VLADIVOSTOK, Russia (AP) - A Russian military journalist on trial for treason asserted Monday that the Federal Security Service, the main successor to the Soviet-era KGB, would pressure the court to convict him.

Grigory Pasko and his supporters say the treason charges are retribution by the security service, known by its Russian acronym FSB, for his reporting on alleged environmental abuses by the Russian navy, including dumping of radioactive waste into the Sea of Japan.

``There is no doubt that the FSB will attempt to use its decades-old arsenal of means of illegal pressure on the court with the purpose of obtaining the verdict it favors,'' Pasko said in a statement to the Pacific Fleet military court.

Pasko is one of several Russian whistle-blowers and researchers accused of espionage for passing allegedly classified information to foreigners. Arms control researcher Igor Sutyagin is on trial in Kaluga in central Russia on charges of spying for the United States.

Pasko is accused of divulging state secrets on the combat-readiness of the Pacific Fleet to Japanese news media. Pasko, formerly a reporter for the Pacific Fleet newspaper Boyevaya Vakhta, or Military Watch, faces between 12 and 20 years in prison if convicted.

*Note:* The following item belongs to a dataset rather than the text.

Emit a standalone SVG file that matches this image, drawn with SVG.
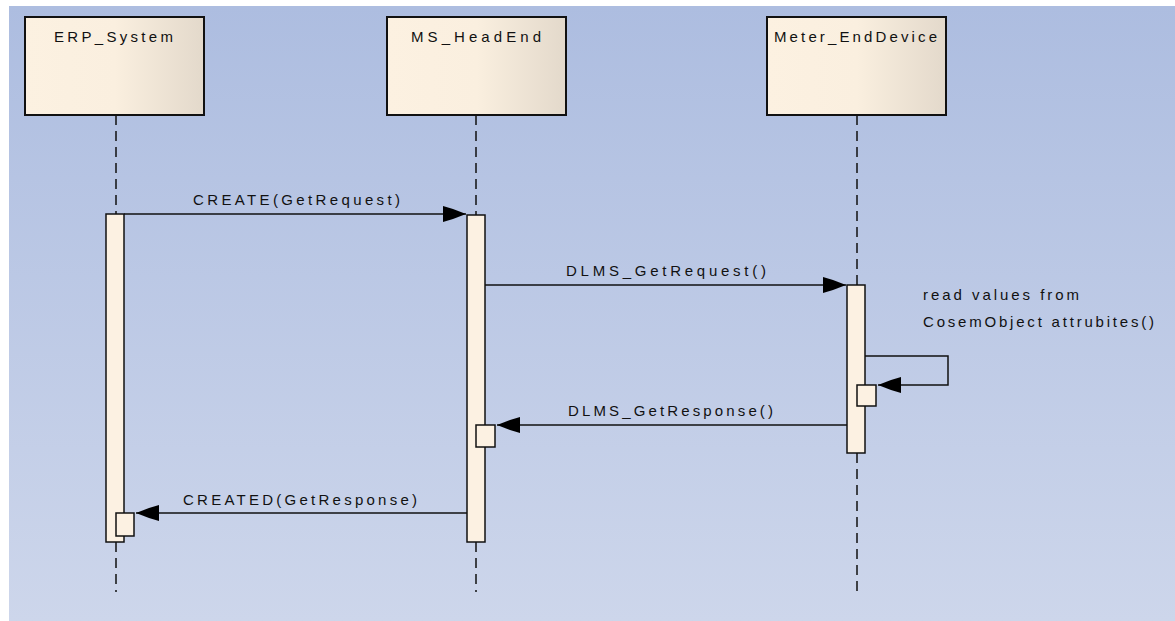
<svg xmlns="http://www.w3.org/2000/svg" width="1175" height="621" viewBox="0 0 1175 621">
<style>
.lbl{font-family:"Liberation Sans",Arial,sans-serif;font-size:15px;fill:#111}
.box{fill:url(#boxg);stroke:#111;stroke-width:2}
.bar{fill:#fcf1e2;stroke:#111;stroke-width:1.5}
.life{stroke:#111;stroke-width:1.5;stroke-dasharray:10 6;fill:none}
.msg{stroke:#111;stroke-width:1.5;fill:none;marker-end:url(#ah)}
</style>
<defs>
<linearGradient id="bg" x1="0" y1="0" x2="0" y2="1">
<stop offset="0" stop-color="#adbde0"/>
<stop offset="1" stop-color="#cdd6eb"/>
</linearGradient>
<linearGradient id="boxg" x1="0" y1="0" x2="1" y2="0">
<stop offset="0" stop-color="#fcf1e1"/>
<stop offset="0.5" stop-color="#faefdf"/>
<stop offset="1" stop-color="#e3d9cb"/>
</linearGradient>
<marker id="ah" markerUnits="userSpaceOnUse" viewBox="-24 -9 25 18" markerWidth="25" markerHeight="18" refX="0" refY="0" orient="auto">
<polygon points="0,0 -13,-5 -23,-8 -23,8 -13,5" fill="#000"/>
</marker>
</defs>
<rect x="0" y="0" width="1175" height="621" fill="#ffffff"/>
<rect x="9" y="6" width="1166" height="615" fill="url(#bg)"/>

<g id="lifelines">
<path class="life" d="M116,115 V214 M116,542 V592"/>
<path class="life" d="M476,115 V215 M476,542 V592"/>
<path class="life" d="M857,115 V285 M857,453 V592"/>
</g>

<g id="ERP_System">
<rect class="box" x="25" y="17" width="179" height="98"/>
<text class="lbl" x="54" y="42" textLength="119" lengthAdjust="spacing">ERP_System</text>
<rect class="bar" x="106" y="214" width="18" height="328"/>
<rect class="bar" x="116" y="513" width="18" height="23"/>
</g>

<g id="MS_HeadEnd">
<rect class="box" x="387" y="17" width="179" height="98"/>
<text class="lbl" x="411" y="42" textLength="130" lengthAdjust="spacing">MS_HeadEnd</text>
<rect class="bar" x="467" y="215" width="18" height="327"/>
<rect class="bar" x="476" y="425" width="19" height="22"/>
</g>

<g id="Meter_EndDevice">
<rect class="box" x="767" y="17" width="179" height="98"/>
<text class="lbl" x="774" y="42" textLength="163" lengthAdjust="spacing">Meter_EndDevice</text>
<rect class="bar" x="847" y="285" width="18" height="168"/>
<rect class="bar" x="857" y="385" width="19" height="21"/>
</g>

<g id="connectors">
<line class="msg" x1="124" y1="214" x2="466" y2="214"/>
<text class="lbl" x="193" y="205" textLength="207" lengthAdjust="spacing">CREATE(GetRequest)</text>
<line class="msg" x1="485" y1="285" x2="846" y2="285"/>
<text class="lbl" x="566" y="276" textLength="200" lengthAdjust="spacing">DLMS_GetRequest()</text>
<path class="msg" d="M865,356 H948 V385 H878"/>
<text class="lbl" x="923" y="300" textLength="156" lengthAdjust="spacing">read values from</text>
<text class="lbl" x="923" y="327" textLength="231" lengthAdjust="spacing">CosemObject attrubites()</text>
<line class="msg" x1="847" y1="425" x2="497" y2="425"/>
<text class="lbl" x="568" y="416" textLength="205" lengthAdjust="spacing">DLMS_GetResponse()</text>
<line class="msg" x1="467" y1="513" x2="136" y2="513"/>
<text class="lbl" x="183" y="505" textLength="234" lengthAdjust="spacing">CREATED(GetResponse)</text>
</g>
</svg>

He was acquitted of espionage in 1999 in the same case, but found guilty on lesser charges of abuse of office. Seeking a full acquittal, Pasko appealed the verdict, as did prosecutors. The Supreme Court in Moscow sent the case back for trial by a different judge.

Pasko said he came to the conclusion the FSB was pressuring the court to convict him because the prosecutor did not object to 23 defense motions during the five-month retrial, yet did not agree to drop the charges.

A guilty verdict would ``revive the feeling of fear in people and discourage rights advocates, ecologists and my colleagues, journalists, from researching the state of affairs in areas that certain agencies want closed from public monitoring,'' Pasko said.

The defense had initially praised the court as impartial but said that was no longer the case.

``The closer the end (of the trial) approaches, the more we can feel the court's nervousness and someone pressuring it,'' defense lawyer Ivan Pavlov said.

FSB spokeswoman Natalya Stupnitskaya said the security agency would not comment until the retrial is over.

The court recessed until Friday, when the prosecution is expected to make a statement.